### DATASET SECTION
★ ★ ★ ★

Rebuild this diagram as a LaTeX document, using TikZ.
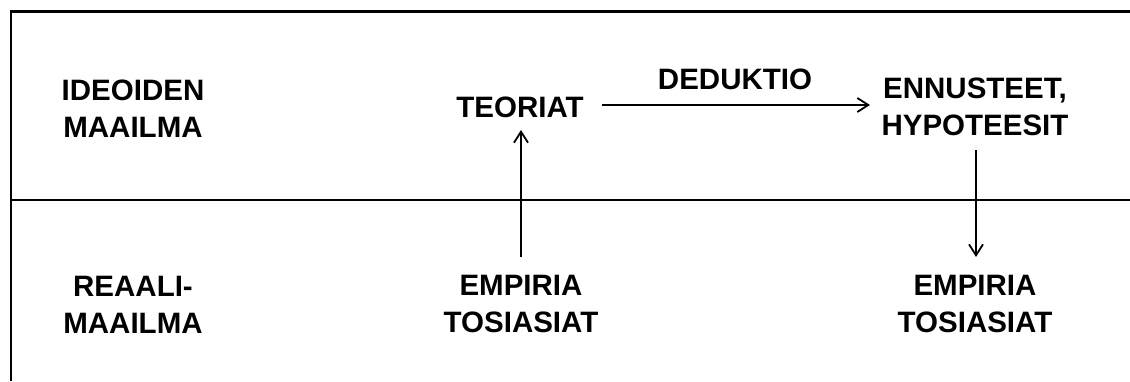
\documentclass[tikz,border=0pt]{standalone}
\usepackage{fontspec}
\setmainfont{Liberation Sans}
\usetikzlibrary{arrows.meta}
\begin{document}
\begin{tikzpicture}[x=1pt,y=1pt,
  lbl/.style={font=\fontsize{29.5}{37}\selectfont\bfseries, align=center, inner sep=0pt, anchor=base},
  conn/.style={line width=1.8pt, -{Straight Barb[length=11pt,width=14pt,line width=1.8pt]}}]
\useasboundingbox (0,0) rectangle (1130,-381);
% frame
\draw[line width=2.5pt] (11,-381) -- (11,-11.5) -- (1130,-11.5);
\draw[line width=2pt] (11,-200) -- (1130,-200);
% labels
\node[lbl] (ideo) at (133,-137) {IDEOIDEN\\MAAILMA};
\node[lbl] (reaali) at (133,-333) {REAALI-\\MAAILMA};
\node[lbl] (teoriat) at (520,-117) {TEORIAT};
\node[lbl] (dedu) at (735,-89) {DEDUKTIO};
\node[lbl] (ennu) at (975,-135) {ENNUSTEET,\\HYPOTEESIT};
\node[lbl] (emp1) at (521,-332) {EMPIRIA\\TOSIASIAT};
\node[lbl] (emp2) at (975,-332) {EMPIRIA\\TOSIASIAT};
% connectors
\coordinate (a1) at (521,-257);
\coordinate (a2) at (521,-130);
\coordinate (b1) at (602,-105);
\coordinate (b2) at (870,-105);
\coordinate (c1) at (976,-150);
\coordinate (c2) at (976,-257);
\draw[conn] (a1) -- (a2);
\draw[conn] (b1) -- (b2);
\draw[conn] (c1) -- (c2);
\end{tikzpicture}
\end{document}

★ ★ ★ ★

### TASK DETAILS
Output a faithful copy of the data, with each picture left out.

### TASK RESULT
Rebuild this diagram as a LaTeX document, using TikZ.
\documentclass[tikz,border=0pt]{standalone}
\usepackage{fontspec}
\setmainfont{Liberation Sans}
\usetikzlibrary{arrows.meta}
\begin{document}
\begin{tikzpicture}[x=1pt,y=1pt,
  lbl/.style={font=\fontsize{29.5}{37}\selectfont\bfseries, align=center, inner sep=0pt, anchor=base},
  conn/.style={line width=1.8pt, -{Straight Barb[length=11pt,width=14pt,line width=1.8pt]}}]
\useasboundingbox (0,0) rectangle (1130,-381);
% frame
\draw[line width=2.5pt] (11,-381) -- (11,-11.5) -- (1130,-11.5);
\draw[line width=2pt] (11,-200) -- (1130,-200);
% labels
\node[lbl] (ideo) at (133,-137) {IDEOIDEN\\MAAILMA};
\node[lbl] (reaali) at (133,-333) {REAALI-\\MAAILMA};
\node[lbl] (teoriat) at (520,-117) {TEORIAT};
\node[lbl] (dedu) at (735,-89) {DEDUKTIO};
\node[lbl] (ennu) at (975,-135) {ENNUSTEET,\\HYPOTEESIT};
\node[lbl] (emp1) at (521,-332) {EMPIRIA\\TOSIASIAT};
\node[lbl] (emp2) at (975,-332) {EMPIRIA\\TOSIASIAT};
% connectors
\coordinate (a1) at (521,-257);
\coordinate (a2) at (521,-130);
\coordinate (b1) at (602,-105);
\coordinate (b2) at (870,-105);
\coordinate (c1) at (976,-150);
\coordinate (c2) at (976,-257);
\draw[conn] (a1) -- (a2);
\draw[conn] (b1) -- (b2);
\draw[conn] (c1) -- (c2);
\end{tikzpicture}
\end{document}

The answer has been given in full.